Exercise data:
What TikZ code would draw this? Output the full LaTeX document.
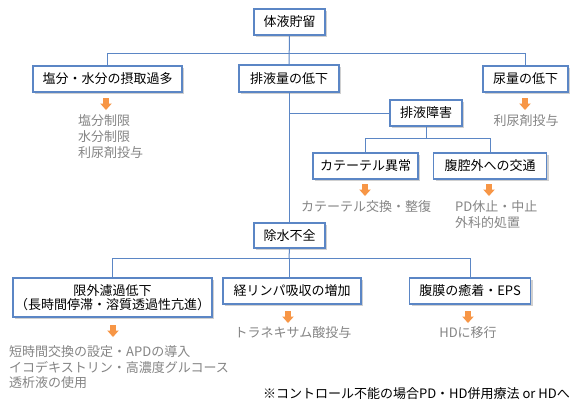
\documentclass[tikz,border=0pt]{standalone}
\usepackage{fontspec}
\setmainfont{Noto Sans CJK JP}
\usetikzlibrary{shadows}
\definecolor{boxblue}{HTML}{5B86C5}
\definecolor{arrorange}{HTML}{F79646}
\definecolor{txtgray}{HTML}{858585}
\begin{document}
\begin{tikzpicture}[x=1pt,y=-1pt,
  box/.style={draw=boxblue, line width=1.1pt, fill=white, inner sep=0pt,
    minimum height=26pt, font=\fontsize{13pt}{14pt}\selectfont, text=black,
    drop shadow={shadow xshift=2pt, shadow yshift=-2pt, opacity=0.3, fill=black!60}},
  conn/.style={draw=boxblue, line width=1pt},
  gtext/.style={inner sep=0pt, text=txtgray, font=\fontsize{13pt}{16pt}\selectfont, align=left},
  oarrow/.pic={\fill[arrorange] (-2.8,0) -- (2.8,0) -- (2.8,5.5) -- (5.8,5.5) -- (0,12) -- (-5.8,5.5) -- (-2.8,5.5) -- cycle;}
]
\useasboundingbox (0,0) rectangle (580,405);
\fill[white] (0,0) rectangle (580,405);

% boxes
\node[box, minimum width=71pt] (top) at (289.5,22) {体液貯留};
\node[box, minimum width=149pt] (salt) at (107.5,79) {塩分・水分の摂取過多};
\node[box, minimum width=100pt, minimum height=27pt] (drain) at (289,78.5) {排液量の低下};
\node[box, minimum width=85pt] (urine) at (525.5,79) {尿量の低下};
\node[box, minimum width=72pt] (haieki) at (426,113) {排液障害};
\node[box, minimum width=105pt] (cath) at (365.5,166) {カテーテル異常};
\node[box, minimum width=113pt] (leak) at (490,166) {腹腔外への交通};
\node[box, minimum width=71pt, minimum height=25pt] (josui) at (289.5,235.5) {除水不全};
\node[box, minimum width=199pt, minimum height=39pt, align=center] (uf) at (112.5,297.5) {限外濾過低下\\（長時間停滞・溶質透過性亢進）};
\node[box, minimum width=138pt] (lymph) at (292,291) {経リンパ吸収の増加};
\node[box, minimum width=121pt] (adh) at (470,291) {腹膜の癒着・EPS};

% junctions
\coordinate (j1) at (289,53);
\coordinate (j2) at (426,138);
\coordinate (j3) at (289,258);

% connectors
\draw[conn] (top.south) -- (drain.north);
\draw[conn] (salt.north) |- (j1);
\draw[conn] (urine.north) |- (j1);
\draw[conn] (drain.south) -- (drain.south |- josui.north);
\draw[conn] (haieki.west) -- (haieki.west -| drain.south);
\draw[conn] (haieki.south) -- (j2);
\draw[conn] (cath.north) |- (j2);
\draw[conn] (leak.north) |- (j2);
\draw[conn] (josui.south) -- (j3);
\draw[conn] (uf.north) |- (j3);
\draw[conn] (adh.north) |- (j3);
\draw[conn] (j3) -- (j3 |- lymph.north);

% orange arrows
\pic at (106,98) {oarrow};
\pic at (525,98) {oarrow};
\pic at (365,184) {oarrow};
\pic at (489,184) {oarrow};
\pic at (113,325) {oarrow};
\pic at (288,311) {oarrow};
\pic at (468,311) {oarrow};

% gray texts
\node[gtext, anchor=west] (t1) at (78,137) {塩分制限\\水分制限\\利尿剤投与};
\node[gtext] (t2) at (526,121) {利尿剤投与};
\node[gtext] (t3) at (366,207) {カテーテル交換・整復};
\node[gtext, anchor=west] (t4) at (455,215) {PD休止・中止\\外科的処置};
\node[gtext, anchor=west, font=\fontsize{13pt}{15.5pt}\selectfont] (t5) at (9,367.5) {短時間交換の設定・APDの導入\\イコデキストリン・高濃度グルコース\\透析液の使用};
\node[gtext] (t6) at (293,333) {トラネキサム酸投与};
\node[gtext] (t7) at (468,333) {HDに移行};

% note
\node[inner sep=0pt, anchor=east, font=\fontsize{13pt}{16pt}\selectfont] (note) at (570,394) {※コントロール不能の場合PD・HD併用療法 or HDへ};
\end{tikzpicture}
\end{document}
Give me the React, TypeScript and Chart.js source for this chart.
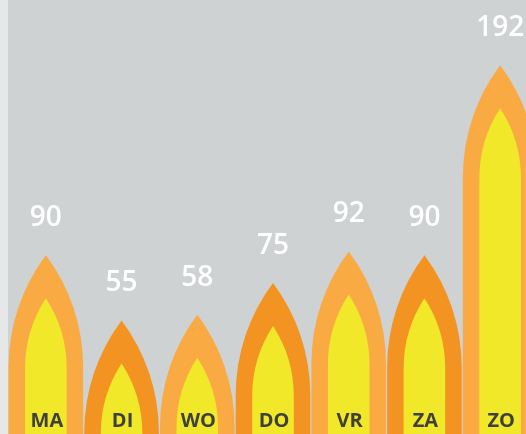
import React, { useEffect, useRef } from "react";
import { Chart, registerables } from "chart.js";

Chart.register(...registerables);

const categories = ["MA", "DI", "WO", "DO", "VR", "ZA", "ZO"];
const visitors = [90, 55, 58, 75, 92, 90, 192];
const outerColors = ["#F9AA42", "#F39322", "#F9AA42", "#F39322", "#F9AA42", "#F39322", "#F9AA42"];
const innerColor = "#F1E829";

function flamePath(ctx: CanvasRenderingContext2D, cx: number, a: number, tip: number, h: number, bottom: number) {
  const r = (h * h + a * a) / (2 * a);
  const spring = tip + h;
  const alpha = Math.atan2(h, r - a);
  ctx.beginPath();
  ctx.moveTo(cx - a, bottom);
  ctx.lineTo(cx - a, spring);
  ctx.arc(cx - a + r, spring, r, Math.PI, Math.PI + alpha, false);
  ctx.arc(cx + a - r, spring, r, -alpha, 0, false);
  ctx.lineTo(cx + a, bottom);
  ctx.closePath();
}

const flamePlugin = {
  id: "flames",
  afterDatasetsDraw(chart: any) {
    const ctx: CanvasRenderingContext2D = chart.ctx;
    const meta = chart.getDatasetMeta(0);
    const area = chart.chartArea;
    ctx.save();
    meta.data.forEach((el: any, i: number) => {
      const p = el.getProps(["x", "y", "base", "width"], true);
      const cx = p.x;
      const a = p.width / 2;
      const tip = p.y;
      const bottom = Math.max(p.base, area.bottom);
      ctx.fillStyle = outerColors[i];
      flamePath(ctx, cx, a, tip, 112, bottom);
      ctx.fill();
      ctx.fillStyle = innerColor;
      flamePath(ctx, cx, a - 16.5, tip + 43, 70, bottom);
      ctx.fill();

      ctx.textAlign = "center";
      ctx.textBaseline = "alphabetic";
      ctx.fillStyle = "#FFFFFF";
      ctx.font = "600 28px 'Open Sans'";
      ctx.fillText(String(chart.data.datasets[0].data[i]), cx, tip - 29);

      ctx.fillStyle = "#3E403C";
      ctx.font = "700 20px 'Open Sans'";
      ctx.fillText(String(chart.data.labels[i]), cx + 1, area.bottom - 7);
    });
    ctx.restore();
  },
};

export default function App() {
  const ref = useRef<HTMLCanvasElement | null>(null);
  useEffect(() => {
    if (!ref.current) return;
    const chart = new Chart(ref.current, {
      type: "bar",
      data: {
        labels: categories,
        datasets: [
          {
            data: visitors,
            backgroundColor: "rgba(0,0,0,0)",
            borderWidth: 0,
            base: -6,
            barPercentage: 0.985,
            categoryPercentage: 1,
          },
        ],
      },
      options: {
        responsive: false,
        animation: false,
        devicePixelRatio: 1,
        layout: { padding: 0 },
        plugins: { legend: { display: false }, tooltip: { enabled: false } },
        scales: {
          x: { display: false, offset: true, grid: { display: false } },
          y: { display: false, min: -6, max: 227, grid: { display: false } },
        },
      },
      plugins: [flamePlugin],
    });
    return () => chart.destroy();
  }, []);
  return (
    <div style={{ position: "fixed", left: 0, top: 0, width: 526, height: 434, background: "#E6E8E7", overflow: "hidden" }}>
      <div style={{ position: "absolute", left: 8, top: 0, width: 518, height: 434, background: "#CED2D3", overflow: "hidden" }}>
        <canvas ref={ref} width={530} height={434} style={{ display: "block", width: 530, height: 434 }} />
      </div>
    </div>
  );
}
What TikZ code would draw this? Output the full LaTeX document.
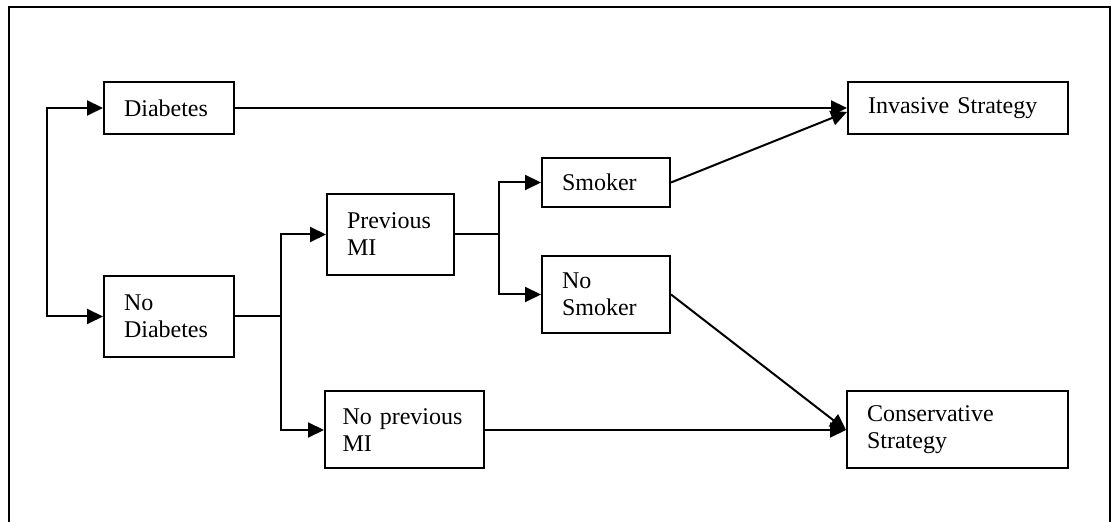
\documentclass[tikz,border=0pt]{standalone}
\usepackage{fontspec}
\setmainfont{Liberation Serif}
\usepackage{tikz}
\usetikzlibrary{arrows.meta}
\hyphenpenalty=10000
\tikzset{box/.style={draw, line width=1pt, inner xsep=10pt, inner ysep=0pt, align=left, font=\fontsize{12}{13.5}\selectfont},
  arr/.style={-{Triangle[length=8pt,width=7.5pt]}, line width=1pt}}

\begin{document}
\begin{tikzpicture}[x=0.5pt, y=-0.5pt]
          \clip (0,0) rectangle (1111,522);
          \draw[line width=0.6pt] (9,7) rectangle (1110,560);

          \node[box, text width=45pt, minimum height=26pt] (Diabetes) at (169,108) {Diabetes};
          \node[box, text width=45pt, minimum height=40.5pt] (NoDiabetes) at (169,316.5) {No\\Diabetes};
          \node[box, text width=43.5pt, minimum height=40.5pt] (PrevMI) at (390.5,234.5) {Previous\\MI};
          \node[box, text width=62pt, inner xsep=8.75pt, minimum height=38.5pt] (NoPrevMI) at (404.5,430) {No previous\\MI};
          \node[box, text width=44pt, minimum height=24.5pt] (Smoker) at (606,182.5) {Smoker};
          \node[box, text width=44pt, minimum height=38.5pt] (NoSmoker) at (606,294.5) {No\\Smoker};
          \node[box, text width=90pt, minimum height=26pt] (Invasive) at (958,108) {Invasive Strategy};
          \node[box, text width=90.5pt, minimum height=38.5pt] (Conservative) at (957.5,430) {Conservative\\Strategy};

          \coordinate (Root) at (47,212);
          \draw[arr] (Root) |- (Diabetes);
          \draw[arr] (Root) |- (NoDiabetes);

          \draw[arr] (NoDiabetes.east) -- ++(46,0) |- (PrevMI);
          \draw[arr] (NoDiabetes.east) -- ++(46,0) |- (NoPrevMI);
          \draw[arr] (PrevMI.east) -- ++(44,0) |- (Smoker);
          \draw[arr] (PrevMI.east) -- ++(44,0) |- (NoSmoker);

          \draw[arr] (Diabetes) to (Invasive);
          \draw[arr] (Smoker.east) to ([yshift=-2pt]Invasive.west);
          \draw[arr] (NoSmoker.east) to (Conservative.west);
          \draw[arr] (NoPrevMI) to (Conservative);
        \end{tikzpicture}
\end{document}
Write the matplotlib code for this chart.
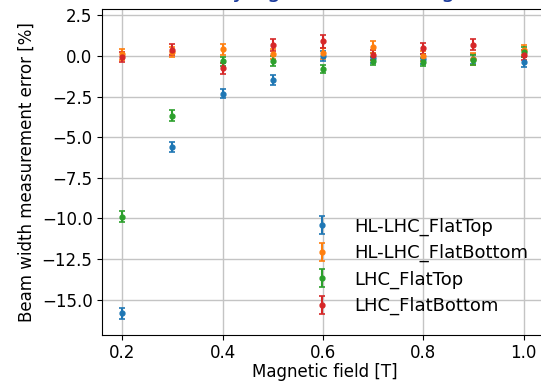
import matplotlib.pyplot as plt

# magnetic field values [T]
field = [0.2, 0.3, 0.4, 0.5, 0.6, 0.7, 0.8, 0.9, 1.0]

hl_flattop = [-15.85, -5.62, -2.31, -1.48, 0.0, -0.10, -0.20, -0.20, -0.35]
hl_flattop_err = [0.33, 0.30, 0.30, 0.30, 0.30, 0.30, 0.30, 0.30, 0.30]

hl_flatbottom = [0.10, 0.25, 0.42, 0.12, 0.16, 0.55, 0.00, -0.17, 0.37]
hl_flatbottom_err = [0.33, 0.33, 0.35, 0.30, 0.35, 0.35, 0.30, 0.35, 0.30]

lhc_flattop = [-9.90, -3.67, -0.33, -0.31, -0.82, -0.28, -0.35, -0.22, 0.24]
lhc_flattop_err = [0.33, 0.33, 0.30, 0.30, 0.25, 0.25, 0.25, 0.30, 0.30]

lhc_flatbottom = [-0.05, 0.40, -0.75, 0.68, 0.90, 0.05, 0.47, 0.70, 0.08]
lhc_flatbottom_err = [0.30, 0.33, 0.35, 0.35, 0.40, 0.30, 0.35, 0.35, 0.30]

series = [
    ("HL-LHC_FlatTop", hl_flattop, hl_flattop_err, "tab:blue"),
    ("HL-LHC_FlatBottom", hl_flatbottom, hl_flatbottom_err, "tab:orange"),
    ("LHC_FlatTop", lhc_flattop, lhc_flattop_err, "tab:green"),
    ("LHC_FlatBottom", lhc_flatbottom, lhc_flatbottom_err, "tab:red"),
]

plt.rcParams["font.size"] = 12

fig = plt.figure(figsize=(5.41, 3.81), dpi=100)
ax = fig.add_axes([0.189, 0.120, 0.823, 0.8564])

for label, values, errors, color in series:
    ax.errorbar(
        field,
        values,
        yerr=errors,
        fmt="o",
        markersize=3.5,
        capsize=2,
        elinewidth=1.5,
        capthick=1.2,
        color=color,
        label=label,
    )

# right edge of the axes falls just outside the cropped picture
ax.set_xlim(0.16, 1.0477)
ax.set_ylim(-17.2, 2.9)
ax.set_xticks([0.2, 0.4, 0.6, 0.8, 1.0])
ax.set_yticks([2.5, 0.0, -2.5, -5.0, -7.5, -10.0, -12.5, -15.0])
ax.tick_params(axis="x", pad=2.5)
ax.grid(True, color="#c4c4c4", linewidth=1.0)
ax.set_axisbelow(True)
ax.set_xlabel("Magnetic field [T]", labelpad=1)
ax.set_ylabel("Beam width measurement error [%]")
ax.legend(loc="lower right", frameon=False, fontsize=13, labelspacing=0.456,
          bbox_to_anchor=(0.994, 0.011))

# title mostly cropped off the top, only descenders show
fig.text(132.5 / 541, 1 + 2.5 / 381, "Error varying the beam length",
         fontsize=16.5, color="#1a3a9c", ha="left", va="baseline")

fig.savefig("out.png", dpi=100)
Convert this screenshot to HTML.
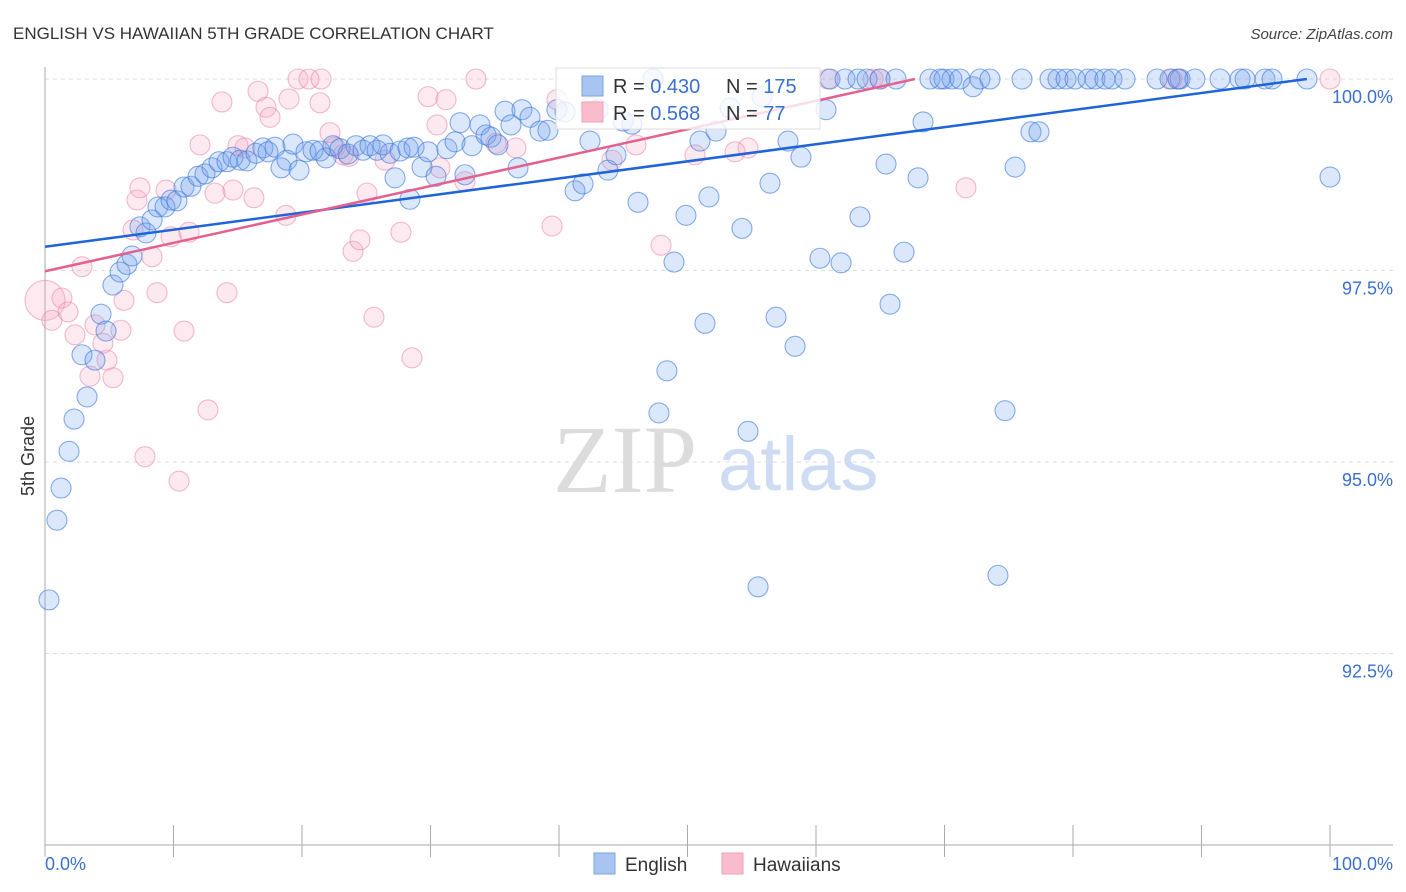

Challenge:
From the first line above through the line containing "(j3) at (289,258);", copy everything exactly, without the pictures.

The response:
What TikZ code would draw this? Output the full LaTeX document.
\documentclass[tikz,border=0pt]{standalone}
\usepackage{fontspec}
\setmainfont{Noto Sans CJK JP}
\usetikzlibrary{shadows}
\definecolor{boxblue}{HTML}{5B86C5}
\definecolor{arrorange}{HTML}{F79646}
\definecolor{txtgray}{HTML}{858585}
\begin{document}
\begin{tikzpicture}[x=1pt,y=-1pt,
  box/.style={draw=boxblue, line width=1.1pt, fill=white, inner sep=0pt,
    minimum height=26pt, font=\fontsize{13pt}{14pt}\selectfont, text=black,
    drop shadow={shadow xshift=2pt, shadow yshift=-2pt, opacity=0.3, fill=black!60}},
  conn/.style={draw=boxblue, line width=1pt},
  gtext/.style={inner sep=0pt, text=txtgray, font=\fontsize{13pt}{16pt}\selectfont, align=left},
  oarrow/.pic={\fill[arrorange] (-2.8,0) -- (2.8,0) -- (2.8,5.5) -- (5.8,5.5) -- (0,12) -- (-5.8,5.5) -- (-2.8,5.5) -- cycle;}
]
\useasboundingbox (0,0) rectangle (580,405);
\fill[white] (0,0) rectangle (580,405);

% boxes
\node[box, minimum width=71pt] (top) at (289.5,22) {体液貯留};
\node[box, minimum width=149pt] (salt) at (107.5,79) {塩分・水分の摂取過多};
\node[box, minimum width=100pt, minimum height=27pt] (drain) at (289,78.5) {排液量の低下};
\node[box, minimum width=85pt] (urine) at (525.5,79) {尿量の低下};
\node[box, minimum width=72pt] (haieki) at (426,113) {排液障害};
\node[box, minimum width=105pt] (cath) at (365.5,166) {カテーテル異常};
\node[box, minimum width=113pt] (leak) at (490,166) {腹腔外への交通};
\node[box, minimum width=71pt, minimum height=25pt] (josui) at (289.5,235.5) {除水不全};
\node[box, minimum width=199pt, minimum height=39pt, align=center] (uf) at (112.5,297.5) {限外濾過低下\\（長時間停滞・溶質透過性亢進）};
\node[box, minimum width=138pt] (lymph) at (292,291) {経リンパ吸収の増加};
\node[box, minimum width=121pt] (adh) at (470,291) {腹膜の癒着・EPS};

% junctions
\coordinate (j1) at (289,53);
\coordinate (j2) at (426,138);
\coordinate (j3) at (289,258);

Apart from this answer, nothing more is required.